» What is required
Every line below must be reproduced exactly. Copy them all.

» Material provided
>> begin
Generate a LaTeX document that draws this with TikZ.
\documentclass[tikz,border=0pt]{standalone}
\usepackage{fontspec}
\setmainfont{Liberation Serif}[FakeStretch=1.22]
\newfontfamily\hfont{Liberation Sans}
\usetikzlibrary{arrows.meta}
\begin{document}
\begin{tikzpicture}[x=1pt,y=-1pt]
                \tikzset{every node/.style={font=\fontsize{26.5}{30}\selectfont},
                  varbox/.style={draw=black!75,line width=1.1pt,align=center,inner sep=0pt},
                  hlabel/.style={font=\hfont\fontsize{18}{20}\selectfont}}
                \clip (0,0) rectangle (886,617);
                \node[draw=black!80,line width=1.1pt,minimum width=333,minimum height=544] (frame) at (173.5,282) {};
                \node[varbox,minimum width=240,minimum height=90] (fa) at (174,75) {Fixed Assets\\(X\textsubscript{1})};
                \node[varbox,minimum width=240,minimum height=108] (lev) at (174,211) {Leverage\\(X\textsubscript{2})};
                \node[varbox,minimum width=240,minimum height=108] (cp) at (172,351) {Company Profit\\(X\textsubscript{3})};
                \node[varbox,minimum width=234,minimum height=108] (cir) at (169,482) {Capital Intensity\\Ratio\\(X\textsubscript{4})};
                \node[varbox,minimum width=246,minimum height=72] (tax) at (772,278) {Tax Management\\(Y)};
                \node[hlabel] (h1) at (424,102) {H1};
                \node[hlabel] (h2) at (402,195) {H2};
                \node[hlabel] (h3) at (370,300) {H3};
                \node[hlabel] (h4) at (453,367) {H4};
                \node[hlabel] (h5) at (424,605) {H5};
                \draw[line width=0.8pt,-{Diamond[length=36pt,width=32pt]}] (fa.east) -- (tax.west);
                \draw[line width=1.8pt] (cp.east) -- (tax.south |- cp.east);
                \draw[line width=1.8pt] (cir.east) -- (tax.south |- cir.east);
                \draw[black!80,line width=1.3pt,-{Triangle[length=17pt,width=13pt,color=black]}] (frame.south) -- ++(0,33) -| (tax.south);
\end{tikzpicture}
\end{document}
>> end
» Written answer
Generate a LaTeX document that draws this with TikZ.
\documentclass[tikz,border=0pt]{standalone}
\usepackage{fontspec}
\setmainfont{Liberation Serif}[FakeStretch=1.22]
\newfontfamily\hfont{Liberation Sans}
\usetikzlibrary{arrows.meta}
\begin{document}
\begin{tikzpicture}[x=1pt,y=-1pt]
                \tikzset{every node/.style={font=\fontsize{26.5}{30}\selectfont},
                  varbox/.style={draw=black!75,line width=1.1pt,align=center,inner sep=0pt},
                  hlabel/.style={font=\hfont\fontsize{18}{20}\selectfont}}
                \clip (0,0) rectangle (886,617);
                \node[draw=black!80,line width=1.1pt,minimum width=333,minimum height=544] (frame) at (173.5,282) {};
                \node[varbox,minimum width=240,minimum height=90] (fa) at (174,75) {Fixed Assets\\(X\textsubscript{1})};
                \node[varbox,minimum width=240,minimum height=108] (lev) at (174,211) {Leverage\\(X\textsubscript{2})};
                \node[varbox,minimum width=240,minimum height=108] (cp) at (172,351) {Company Profit\\(X\textsubscript{3})};
                \node[varbox,minimum width=234,minimum height=108] (cir) at (169,482) {Capital Intensity\\Ratio\\(X\textsubscript{4})};
                \node[varbox,minimum width=246,minimum height=72] (tax) at (772,278) {Tax Management\\(Y)};
                \node[hlabel] (h1) at (424,102) {H1};
                \node[hlabel] (h2) at (402,195) {H2};
                \node[hlabel] (h3) at (370,300) {H3};
                \node[hlabel] (h4) at (453,367) {H4};
                \node[hlabel] (h5) at (424,605) {H5};
                \draw[line width=0.8pt,-{Diamond[length=36pt,width=32pt]}] (fa.east) -- (tax.west);
                \draw[line width=1.8pt] (cp.east) -- (tax.south |- cp.east);
                \draw[line width=1.8pt] (cir.east) -- (tax.south |- cir.east);
                \draw[black!80,line width=1.3pt,-{Triangle[length=17pt,width=13pt,color=black]}] (frame.south) -- ++(0,33) -| (tax.south);
\end{tikzpicture}
\end{document}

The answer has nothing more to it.